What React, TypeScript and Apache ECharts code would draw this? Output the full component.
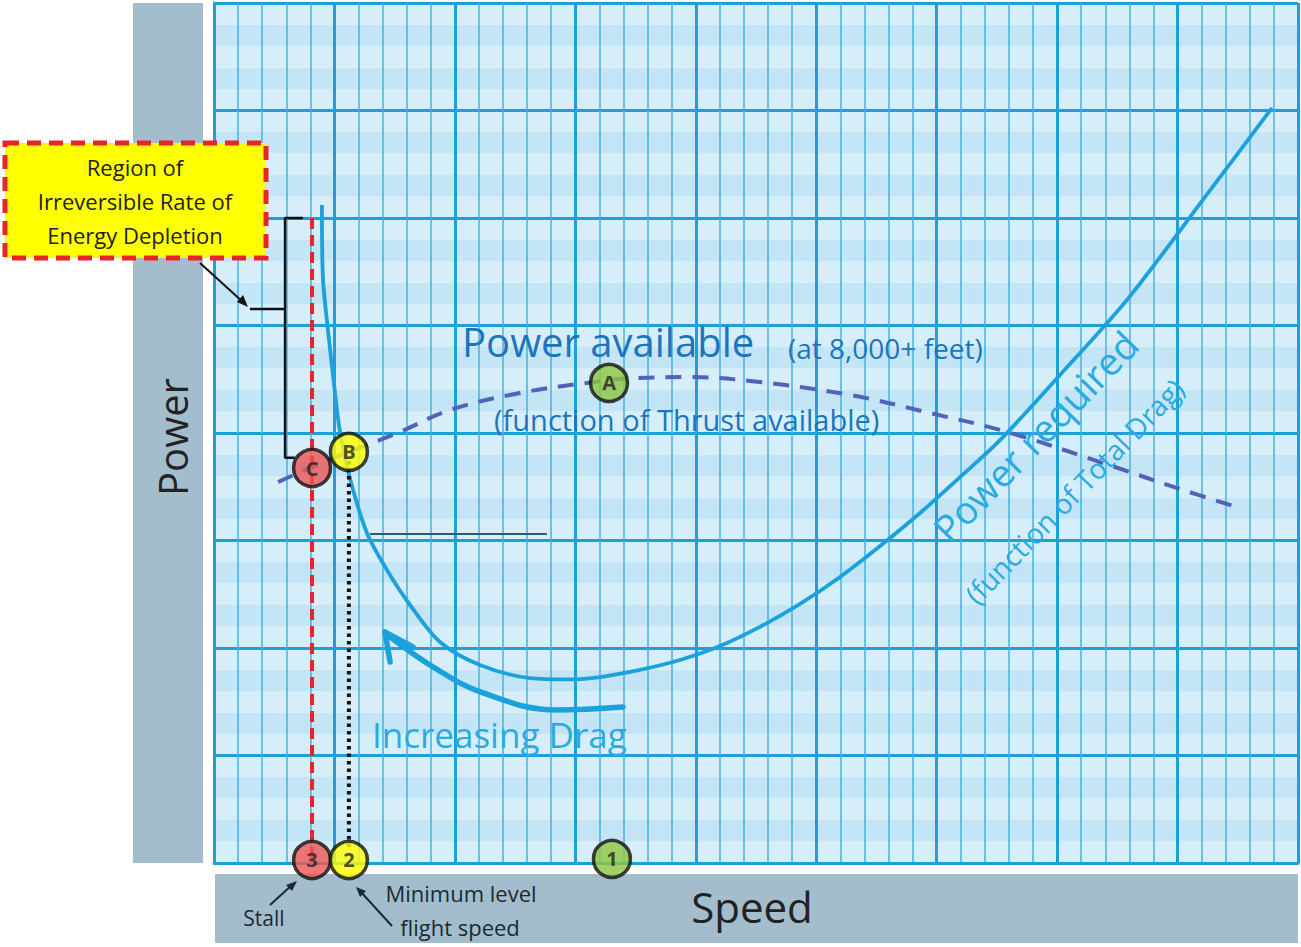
import React, { useEffect, useRef } from "react";
import * as echarts from "echarts";

// Speed (x, 0..45 minor divisions) vs Power (y, 0..40 minor divisions)
const powerRequired: [number, number][] = [
  [4.48, 30.6], [4.52, 27.26], [4.73, 24.79], [5.02, 21.91], [5.23, 20.05],
  [5.65, 17.86], [6.35, 15.35], [7.18, 13.63], [8.14, 12.0], [9.38, 10.28],
  [11.04, 9.21], [13.12, 8.6], [14.78, 8.54], [16.02, 8.65], [17.68, 8.98],
  [19.34, 9.44], [21.0, 10.09], [22.66, 10.98], [24.33, 12.05], [25.99, 13.3],
  [27.65, 14.74], [29.31, 16.28], [30.97, 17.95], [32.63, 19.67], [35.12, 22.7],
  [37.9, 26.19], [41.05, 30.84], [43.92, 35.12],
];

const powerAvailable: [number, number][] = [
  [2.66, 17.72], [4.07, 18.42], [5.6, 19.12], [7.72, 20.05], [9.8, 21.07],
  [12.7, 21.86], [15.48, 22.33], [17.56, 22.56], [19.76, 22.6], [22.25, 22.42],
  [26.4, 21.77], [29.72, 20.93], [32.92, 20.05], [36.78, 18.65], [40.22, 17.35],
  [42.59, 16.51],
];

const dragArrow: [number, number][] = [
  [16.98, 7.26], [14.24, 7.12], [11.17, 7.91], [9.09, 9.12], [7.31, 10.51], [7.1, 10.74],
];
const dragArrowHead: [number, number][] = [[7.31, 9.35], [7.1, 10.74], [8.26, 10.05]];

const stallLine: [number, number][] = [[4.07, 30.0], [4.07, 0.14]];
const minSpeedLine: [number, number][] = [[5.6, 18.7], [5.6, 0.6]];
const darkLine: [number, number][] = [[6.48, 15.3], [13.82, 15.3]];
const bracket: [number, number][] = [[3.69, 30.0], [2.95, 30.0], [2.95, 18.85], [3.35, 18.85]];
const bracketPointer: [number, number][] = [[1.49, 25.77], [2.95, 25.77]];

const markerNames = ["C", "B", "A", "3", "2", "1"];
const markerPoints: [number, number][] = [
  [4.07, 18.37], [5.6, 19.12], [16.4, 22.33], [4.07, 0.14], [5.6, 0.14], [16.52, 0.19],
];
const markerColors = ["#ee5555", "#ffff00", "#8cc63f", "#ee5555", "#ffff00", "#8cc63f"];

const boxLines = ["Region of", "Irreversible Rate of", "Energy Depletion"];

const FONT = "'Open Sans', Lato, sans-serif";
const MAJOR = "#1e9fd9";
const MINOR = "#44b0e2";

export default function App() {
  const ref = useRef<HTMLDivElement>(null);
  useEffect(() => {
    const chart = echarts.init(ref.current!, null, { renderer: "svg" });
    const lineBase = { type: "line", showSymbol: false, symbol: "none", silent: true, xAxisIndex: 0, yAxisIndex: 0 };
    const option: any = {
      animation: false,
      grid: { left: 214, top: 3, width: 1084, height: 860, containLabel: false },
      xAxis: [
        {
          type: "value", min: 0, max: 45, interval: 5,
          axisLabel: { show: false }, axisTick: { show: false },
          axisLine: { show: true, lineStyle: { color: MAJOR, width: 3 } },
          splitLine: { show: true, lineStyle: { color: MAJOR, width: 3 } },
          minorTick: { show: false, splitNumber: 5 },
          minorSplitLine: { show: true, lineStyle: { color: MINOR, width: 1.5 } },
        },
      ],
      yAxis: [
        {
          type: "value", min: 0, max: 40, interval: 5,
          axisLabel: { show: false }, axisTick: { show: false },
          axisLine: { show: true, lineStyle: { color: MAJOR, width: 3 } },
          splitLine: { show: true, lineStyle: { color: MAJOR, width: 3 } },
        },
        {
          type: "value", min: 0, max: 40, interval: 1, z: -1, position: "left",
          axisLabel: { show: false }, axisTick: { show: false }, axisLine: { show: false },
          splitLine: { show: false },
          splitArea: { show: true, areaStyle: { color: ["#d6eefa", "#c3e5f6", "#d6eefa", "#c3e5f6", "#d6eefa"] } },
        },
      ],
      series: [
        { ...lineBase, data: darkLine, lineStyle: { color: "#2b5a75", width: 2 }, z: 3 },
        { ...lineBase, data: powerRequired, smooth: 0.3, lineStyle: { color: "#1ba1dc", width: 3.8 }, z: 4 },
        { ...lineBase, data: powerAvailable, smooth: 0.4, lineStyle: { color: "#5262b8", width: 4, type: [16, 11] }, z: 4 },
        { ...lineBase, data: stallLine, lineStyle: { color: "#e8232a", width: 4, type: [11, 6] }, z: 5 },
        { ...lineBase, data: minSpeedLine, lineStyle: { color: "#111", width: 4, type: [3.5, 4] }, z: 5 },
        { ...lineBase, data: bracket, lineStyle: { color: "#111", width: 2.5 }, z: 5 },
        { ...lineBase, data: bracketPointer, lineStyle: { color: "#111", width: 2.5 }, z: 5 },
        { ...lineBase, data: dragArrow, smooth: 0.4, lineStyle: { color: "#1ba1dc", width: 5.5, cap: "round" }, z: 4 },
        { ...lineBase, data: dragArrowHead, lineStyle: { color: "#1ba1dc", width: 5.5, cap: "round", join: "round" }, z: 4 },
        {
          type: "scatter", silent: true, clip: false, z: 10,
          symbol: "circle", symbolSize: 37,
          data: markerPoints.map((p, i) => ({
            value: p, name: markerNames[i],
            itemStyle: { color: markerColors[i], borderColor: "#111", borderWidth: 3.5 },
          })),
          label: {
            show: true, position: "inside", formatter: "{b}",
            fontSize: 20, fontWeight: "bold", color: "#222", fontFamily: FONT,
          },
        },
      ],
      graphic: [
        { type: "rect", z: -20, shape: { x: 133, y: 3, width: 70, height: 860 }, style: { fill: "#a3bdcc" } },
        { type: "rect", z: -20, shape: { x: 215, y: 874, width: 1083, height: 69 }, style: { fill: "#a3bdcc" } },
        {
          type: "text", x: 172, y: 437, rotation: Math.PI / 2,
          style: { text: "Power", fontSize: 40, fill: "#222", align: "center", verticalAlign: "middle", fontFamily: FONT },
        },
        {
          type: "text", x: 752, y: 906,
          style: { text: "Speed", fontSize: 42, fill: "#222", align: "center", verticalAlign: "middle", fontFamily: FONT },
        },
        {
          type: "rect", z: 50, shape: { x: 5, y: 143, width: 261, height: 115 },
          style: { fill: "#ffff00", stroke: "#e8232a", lineWidth: 5, lineDash: [14, 8] },
        },
        ...boxLines.map((t, i) => ({
          type: "text", z: 51, x: 135, y: 167 + i * 34,
          style: { text: t, fontSize: 22, fill: "#222", align: "center", verticalAlign: "middle", fontFamily: FONT },
        })),
        // leader arrow from box to bracket
        { type: "line", z: 50, shape: { x1: 200, y1: 263, x2: 244, y2: 303 }, style: { stroke: "#111", lineWidth: 2 } },
        { type: "polygon", z: 50, shape: { points: [[248, 307], [237, 302], [243, 295]] }, style: { fill: "#111" } },
        // stall arrow
        { type: "line", z: 50, shape: { x1: 270, y1: 905, x2: 292, y2: 885 }, style: { stroke: "#1a2a33", lineWidth: 2 } },
        { type: "polygon", z: 50, shape: { points: [[297, 881], [292, 891], [286, 885]] }, style: { fill: "#1a2a33" } },
        // minimum level flight speed arrow
        { type: "line", z: 50, shape: { x1: 392, y1: 926, x2: 360, y2: 891 }, style: { stroke: "#1a2a33", lineWidth: 2 } },
        { type: "polygon", z: 50, shape: { points: [[356, 887], [366, 891], [360, 897]] }, style: { fill: "#1a2a33" } },
        {
          type: "text", x: 264, y: 918,
          style: { text: "Stall", fontSize: 21, fill: "#1a2a33", align: "center", verticalAlign: "middle", fontFamily: FONT },
        },
        {
          type: "text", x: 461, y: 893,
          style: { text: "Minimum level", fontSize: 22, fill: "#1a2a33", align: "center", verticalAlign: "middle", fontFamily: FONT },
        },
        {
          type: "text", x: 460, y: 927,
          style: { text: "flight speed", fontSize: 22, fill: "#1a2a33", align: "center", verticalAlign: "middle", fontFamily: FONT },
        },
        // curve labels
        {
          type: "text", z: 20, x: 462, y: 341,
          style: { text: "Power available", fontSize: 40, fill: "#1c75bc", align: "left", verticalAlign: "middle", fontFamily: FONT },
        },
        {
          type: "text", z: 20, x: 788, y: 348,
          style: { text: "(at 8,000+ feet)", fontSize: 28, fill: "#1c75bc", align: "left", verticalAlign: "middle", fontFamily: FONT },
        },
        {
          type: "text", z: 20, x: 494, y: 419,
          style: { text: "(function of Thrust available)", fontSize: 29, fill: "#1c75bc", align: "left", verticalAlign: "middle", fontFamily: FONT },
        },
        {
          type: "text", z: 20, x: 1035, y: 436, rotation: (46 * Math.PI) / 180,
          style: { text: "Power required", fontSize: 38, fill: "#29abe2", align: "center", verticalAlign: "middle", fontFamily: FONT },
        },
        {
          type: "text", z: 20, x: 1074, y: 491, rotation: (46 * Math.PI) / 180,
          style: { text: "(function of Total Drag)", fontSize: 28, fill: "#29abe2", align: "center", verticalAlign: "middle", fontFamily: FONT },
        },
        {
          type: "text", z: 20, x: 372, y: 734,
          style: { text: "Increasing Drag", fontSize: 35, fill: "#29abe2", align: "left", verticalAlign: "middle", fontFamily: FONT },
        },
      ],
    };
    chart.setOption(option);
    return () => chart.dispose();
  }, []);
  return <div ref={ref} style={{ position: "absolute", left: 0, top: 0, width: 1301, height: 947 }} />;
}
++++++
__Exercise goal__: Give every line of the material that includes the string "React".

__Task result__:
What React, TypeScript and Apache ECharts code would draw this? Output the full component.
import React, { useEffect, useRef } from "react";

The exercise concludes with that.